When I visited the Consumer Electronics Show in Las Vegas, there was a lot of excitement about tablet PCs. In fact, the New York Times has declared 2010 the Year of the Tablet.
Although there is much current hype, tablets have actually been around for 20 years or more, adopted in vertical industries such as healthcare, field service and construction.
You can draw a direct line from the Gridpad and other pen computers in the 90′s to what we are seeing now. Conrad Blickenstorfer did a great summary on tablets, Tablet PCs: Learning from the Past, featured in Information Week.
One of the challenges for both users and manufacturers of tablets is that the term is broadening so much that it has lost a specific meaning. Industry insiders have a number of criteria that they use to determine what category a mobile product fits into (Operating system, screen size, CPU, etc.), but these are all pretty arbitrary and not really helpful to the user.
It is similar to the debate we used to have around notebooks versus laptops – they were supposed to be different products based on size but now consumers use the term interchangeably.

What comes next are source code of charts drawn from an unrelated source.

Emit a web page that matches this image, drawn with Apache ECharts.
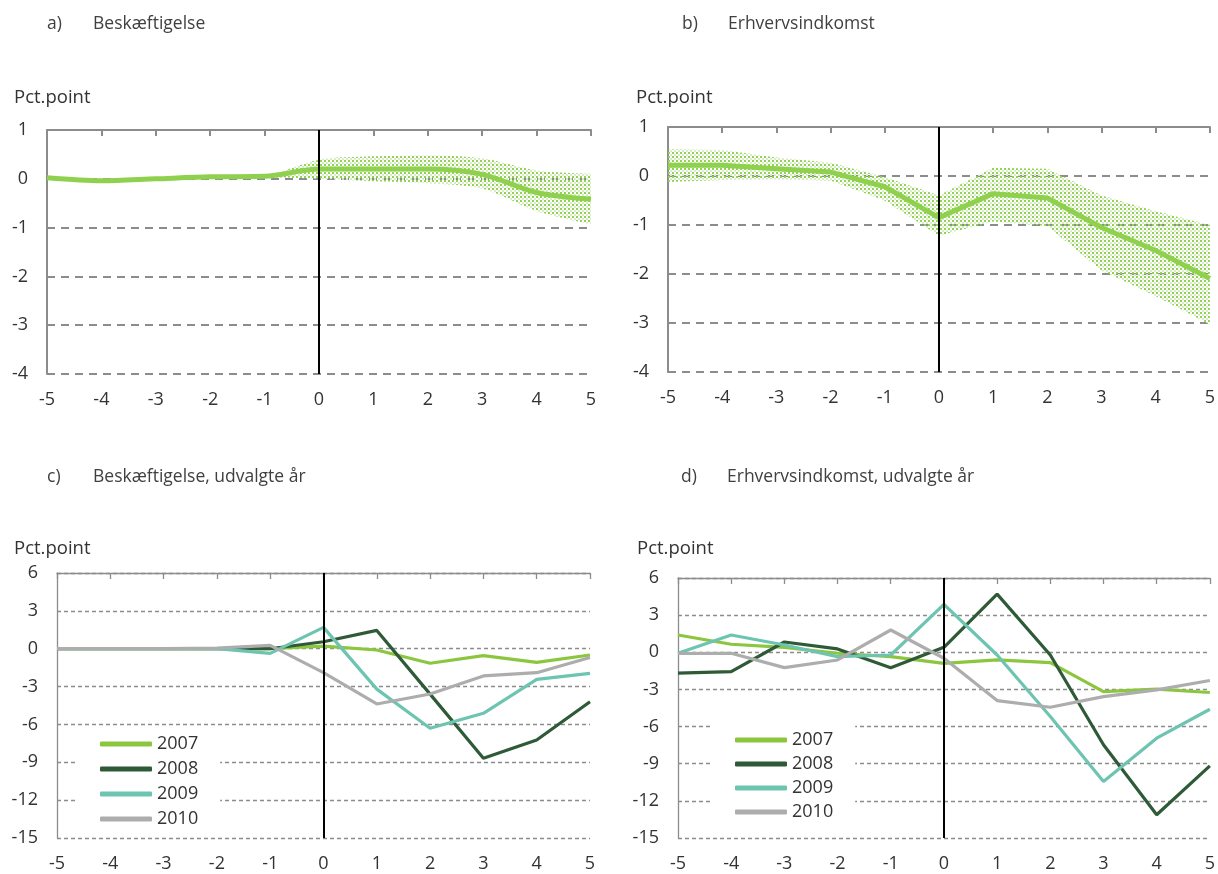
<!DOCTYPE html>
<html>
<head>
<meta charset="utf-8">
<script src="https://cdn.jsdelivr.net/npm/echarts@6/dist/echarts.min.js"></script>
<style>
html,body{margin:0;padding:0;background:#fff;}
#chart{width:1218px;height:874px;}
</style>
</head>
<body>
<div id="chart"></div>
<script>
// ---------- DATA ----------
const xCats = ['-5','-4','-3','-2','-1','0','1','2','3','4','5'];
const eventTime = '0';

// Panel a) Beskæftigelse
const lineA  = [0.02, -0.04, 0.00, 0.04, 0.05, 0.20, 0.20, 0.20, 0.09, -0.28, -0.42];
const upperA = [0.02, -0.04, 0.00, 0.04, 0.07, 0.39, 0.46, 0.48, 0.42, 0.17, 0.10];
const lowerA = [0.02, -0.04, 0.00, 0.04, 0.03, 0.00, -0.05, -0.09, -0.20, -0.66, -0.93];

// Panel b) Erhvervsindkomst
const lineB  = [0.22, 0.22, 0.15, 0.08, -0.22, -0.85, -0.36, -0.45, -1.05, -1.52, -2.09];
const upperB = [0.54, 0.53, 0.38, 0.27, -0.02, -0.40, 0.17, 0.15, -0.40, -0.72, -1.00];
const lowerB = [-0.12, -0.08, -0.07, -0.09, -0.50, -1.22, -0.93, -1.02, -1.93, -2.45, -3.03];

// Panel c) Beskæftigelse, udvalgte år
const yearNames = ['2007','2008','2009','2010'];
const c2007 = [0, 0, 0, 0, 0, 0.20, -0.10, -1.15, -0.55, -1.08, -0.50];
const c2008 = [0, 0, 0, 0, 0, 0.55, 1.45, -3.60, -8.68, -7.23, -4.20];
const c2009 = [0, 0, 0, 0, -0.37, 1.69, -3.20, -6.30, -5.12, -2.43, -1.95];
const c2010 = [0, 0, 0, 0.05, 0.26, -1.90, -4.38, -3.59, -2.16, -1.90, -0.69];

// Panel d) Erhvervsindkomst, udvalgte år
const d2007 = [1.40, 0.65, 0.40, -0.08, -0.35, -0.89, -0.62, -0.83, -3.17, -2.98, -3.25];
const d2008 = [-1.69, -1.56, 0.83, 0.27, -1.24, 0.40, 4.70, -0.22, -7.47, -13.12, -9.17];
const d2009 = [-0.08, 1.40, 0.59, -0.35, -0.22, 3.87, -0.22, -5.19, -10.43, -6.94, -4.60];
const d2010 = [-0.10, -0.08, -1.24, -0.62, 1.80, -0.48, -3.90, -4.44, -3.58, -3.04, -2.28];

const titles = [['a)','Beskæftigelse'],['b)','Erhvervsindkomst'],['c)','Beskæftigelse, udvalgte år'],['d)','Erhvervsindkomst, udvalgte år']];
const yUnit = 'Pct.point';

// ---------- STYLE ----------
const FONT = 'Open Sans';
const TXT = '#333333';
const GRAY = '#8c8c8c';
const mainGreen = '#8fd14f';
const yearColors = ['#8cc63f','#2f5a37','#6dc5b1','#adadad'];

const pat = document.createElement('canvas');
pat.width = 4; pat.height = 4;
const pctx = pat.getContext('2d');
pctx.fillStyle = '#92d254';
pctx.fillRect(0,0,2,2);
pctx.fillStyle = '#d6efc2';
pctx.fillRect(2,2,2,2);

const grids = [
  {left:47,  top:130, width:544, height:244},
  {left:668, top:127, width:542, height:245},
  {left:57,  top:573, width:533, height:265},
  {left:678, top:578, width:532, height:260}
];
const yCfg = [
  {min:-4, max:1, interval:1, dash:[8,6], w:2},
  {min:-4, max:1, interval:1, dash:[8,6], w:2},
  {min:-15, max:6, interval:3, dash:[4,3], w:1.3},
  {min:-15, max:6, interval:3, dash:[4,3], w:1.3}
];

const xAxes = [], yAxes = [];
grids.forEach((g,i)=>{
  xAxes.push({
    gridIndex:i, type:'category', data:xCats, boundaryGap:false, position:'bottom',
    axisLine:{show:false}, axisTick:{show:false}, splitLine:{show:false},
    axisLabel:{fontFamily:FONT, fontSize:18, color:TXT, margin:17}
  });
  xAxes.push({
    gridIndex:i, type:'category', data:xCats, boundaryGap:false, position:'top',
    axisLine:{show:true, onZero:true, lineStyle:{color:GRAY, width:yCfg[i].w}},
    axisTick:{show:true, inside:true, length:6, lineStyle:{color:GRAY, width:yCfg[i].w}},
    axisLabel:{show:false}, splitLine:{show:false}
  });
  yAxes.push({
    gridIndex:i, type:'value', min:yCfg[i].min, max:yCfg[i].max, interval:yCfg[i].interval,
    axisLine:{show:true, lineStyle:{color:GRAY, width:yCfg[i].w}},
    axisTick:{show:false},
    splitLine:{show:true, lineStyle:{color:GRAY, type:yCfg[i].dash, width:yCfg[i].w}},
    axisLabel:{fontFamily:FONT, fontSize:18, color:TXT, margin:19}
  });
});

function vLine(){
  return {symbol:'none', silent:true, label:{show:false},
    lineStyle:{color:'#000', width:2, type:'solid'},
    data:[{xAxis:eventTime}]};
}

function bandSeries(gi, lower, upper, line, smooth){
  const diff = upper.map((u,k)=>+(u - lower[k]).toFixed(3));
  const stackId = 'band'+gi;
  return [
    {type:'line', xAxisIndex:gi*2, yAxisIndex:gi, data:lower, stack:stackId, stackStrategy:'all',
     smooth:smooth, symbol:'none', lineStyle:{opacity:0}, silent:true, z:1},
    {type:'line', xAxisIndex:gi*2, yAxisIndex:gi, data:diff, stack:stackId, stackStrategy:'all',
     smooth:smooth, symbol:'none', lineStyle:{opacity:0}, silent:true, z:1,
     areaStyle:{color:{image:pat, repeat:'repeat'}, opacity:1}},
    {type:'line', xAxisIndex:gi*2, yAxisIndex:gi, data:line, smooth:smooth, symbol:'none',
     lineStyle:{color:mainGreen, width:5}, z:3, markLine:vLine()}
  ];
}

function yearSeries(gi, arrs){
  return arrs.map((arr,k)=>({
    name:yearNames[k], type:'line', xAxisIndex:gi*2, yAxisIndex:gi, data:arr, symbol:'none',
    lineStyle:{color:yearColors[k], width:3.2}, itemStyle:{color:yearColors[k]}, z:3,
    markLine: k===arrs.length-1 ? vLine() : undefined
  }));
}

const series = [].concat(
  bandSeries(0, lowerA, upperA, lineA, 0.3),
  bandSeries(1, lowerB, upperB, lineB, false),
  yearSeries(2, [c2007,c2008,c2009,c2010]),
  yearSeries(3, [d2007,d2008,d2009,d2010])
);

const titlePos = [[47,15],[682,15],[47,468],[681,468]];
const unitPos = [[14,88],[636,88],[14,539],[637,539]];
const graphics = [];
titles.forEach((t,i)=>{
  graphics.push({type:'text', left:titlePos[i][0], top:titlePos[i][1],
    style:{text:t[0], font:'17.5px "Open Sans"', fill:'#404040'}});
  graphics.push({type:'text', left:titlePos[i][0]+46, top:titlePos[i][1],
    style:{text:t[1], font:'17.5px "Open Sans"', fill:'#404040'}});
  graphics.push({type:'text', left:unitPos[i][0], top:unitPos[i][1],
    style:{text:yUnit, font:'18.5px "Open Sans"', fill:TXT}});
});

function legendCfg(gi, left, top, gap){
  return {
    data:yearNames, orient:'vertical', left:left, top:top,
    padding:[6,22,6,22], backgroundColor:'#fff', itemGap:gap,
    itemWidth:52, itemHeight:5, icon:'roundRect',
    textStyle:{fontFamily:FONT, fontSize:18, color:TXT, lineHeight:20},
    selectedMode:false, z:5
  };
}

const option = {
  animation:false,
  backgroundColor:'#fff',
  grid:grids,
  xAxis:xAxes,
  yAxis:yAxes,
  series:series,
  legend:[legendCfg(2, 78, 728, 5), legendCfg(3, 713, 724, 4)],
  graphic:graphics
};

const chart = echarts.init(document.getElementById('chart'), null, {renderer:'canvas'});
chart.setOption(option);
</script>
</body>
</html>
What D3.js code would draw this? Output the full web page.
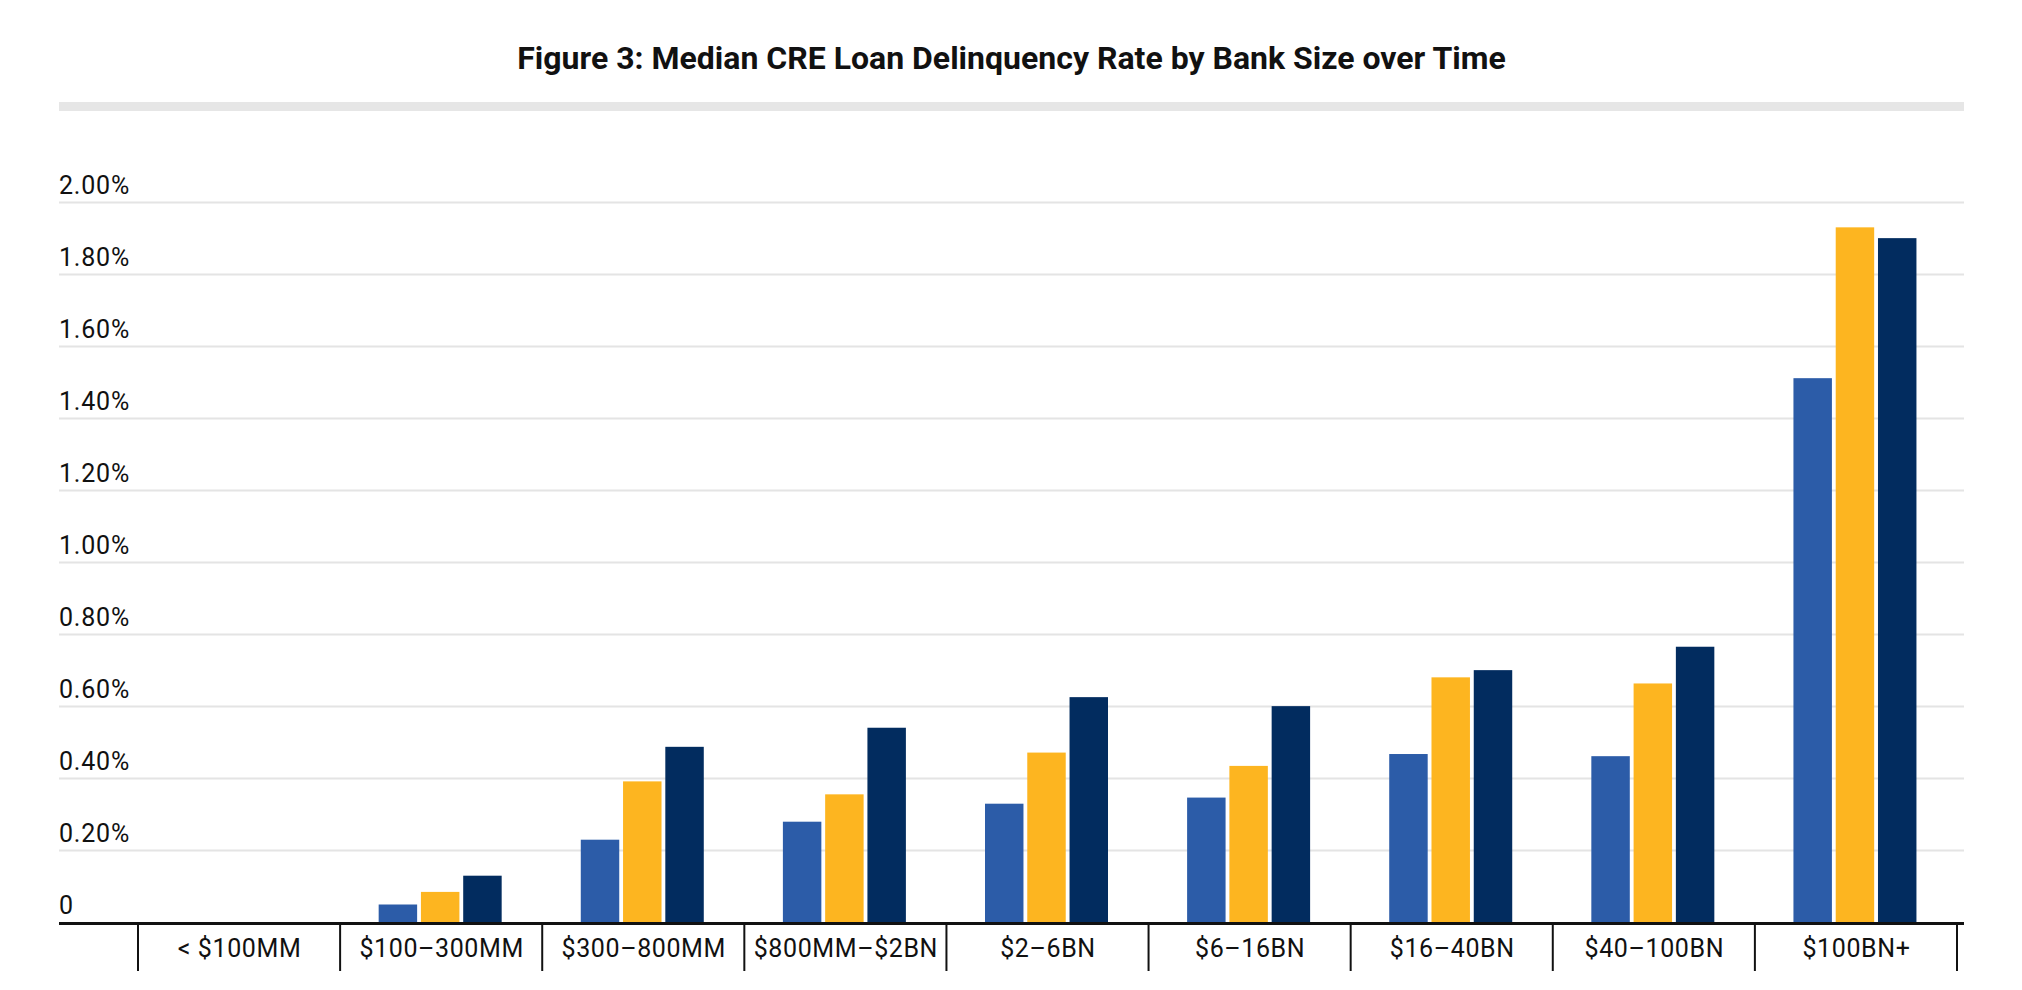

We are seeing a similar pattern in tablets with the introduction of so many new products. To most people, a Kindle is a tablet or a slate computer. The Apple iPad is also a tablet, although it is very different from the Kindle. HP also announced a new notebook at CES with a swivel hinge and a touchscreen that is categorised as a tablet PC.
From my perspective, it is more useful to look at how people use the devices rather than the technology inside. One of the interesting recent trends in tablets is that many of them are purpose-built rather than general purpose.
By purpose-built I mean form follows function. An E-book like the Kindle is a great example. The device is built around the display, chosen because it provides a very readable black and white experience, great battery life and an affordable price. For me, the purpose-built form is one that allows people to access information and input data while walking or standing.
I call this point of service computing. I believe this trend continues with the launch of the Apple iPad. It is optimised for content consumption – watching videos, reading digital magazines (with lots of pictures, etc.). Regardless, the buzz in the tablet market is interesting and I’m excited with Apple’s launch. While different from my company’s industrial, rugged purposed-built devices, it will be interesting to see how consumers adopt the new device.